The coordination number is a term used to describe the number of ions of opposite charge that directly surround a given ion in a crystal lattice structure. It plays a critical role in understanding the arrangement of ions within a compound. For instance, when discussing a compound like \( \mathrm{XY} \), examining the coordination number helps reveal how many \( \mathrm{Y}^{-} \) anions can cluster around a single \( \mathrm{X}^{+} \) cation in the compound.
Certain coordination numbers are more common due to how efficiently these structures can pack in space. For example, common coordination numbers like 4, 6, or 8 are associated with tetrahedral, octahedral, and cubic arrangements respectively. These geometric arrangements minimize repulsion between ions, stabilizing the structure.
In the case of \( \mathrm{X}^{+} \), understanding its coordination number is essential to predicting the structure and properties of the compound \( \mathrm{XY} \). A number like 6 indicates an octahedral shape where each \( \mathrm{X}^{+} \) is surrounded symmetrically by 6 \( \mathrm{Y}^{-} \) ions.

Radius ratio is calculated as the ratio of the radius of a cation to that of an anion. This simple ratio offers significant insight into the potential structure of the compound. By using the formula:

• \( \text{Radius Ratio} = \frac{r_c}{r_a} \)

where \( r_c \) represents the radius of the cation and \( r_a \) represents the radius of the anion, we can deduce critical information about possible coordination numbers.
For instance, with the compound \( \mathrm{XY} \), if \( r_c = 88 \, \mathrm{pm} \) and \( r_a = 200 \, \mathrm{pm} \), then the calculated radius ratio is \( 0.44 \).
The value obtained from the radius ratio can then be compared against known ranges:

• A radius ratio between 0.414 and 0.732 often suggests a coordination number of 6, reflecting an octahedral arrangement.
• A smaller or larger ratio might suggest a different coordination geometry, like tetrahedral or cubic.

Understanding the radius ratio is key to predicting which geometric arrangement offers the most stable configuration for ions in a lattice.

Cations and anions are the positively and negatively charged ions in a compound, respectively.
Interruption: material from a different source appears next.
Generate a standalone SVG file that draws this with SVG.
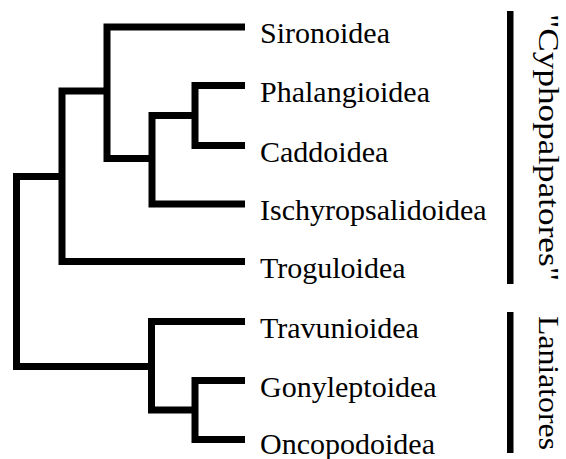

In ionic compounds like \( \mathrm{XY} \), these ions arrange themselves in a regular, repeating structure to balance the electrical charges.
Cations, like \( \mathrm{X}^{+} \), are positively charged due to a deficiency of electrons. Typically smaller than anions due to this electron loss, cations take up less space in the lattice and are surrounded by a number of anions depending on their charge and size, which contributes to calculating the coordination number.
Anions, in contrast, like \( \mathrm{Y}^{-} \), carry a negative charge because of an excess of electrons. They are generally larger than their corresponding cations, allowing multiple anions to surround a single cation in a structure. The balance between the size of cations and anions greatly influences the type and strength of ionic bonds, which in turn defines the physical properties of the compound.
Understanding the characteristics of cations and anions aids in predicting how they interact in compounds, which is essential for the arrangement and stability of the resulting ionic lattice.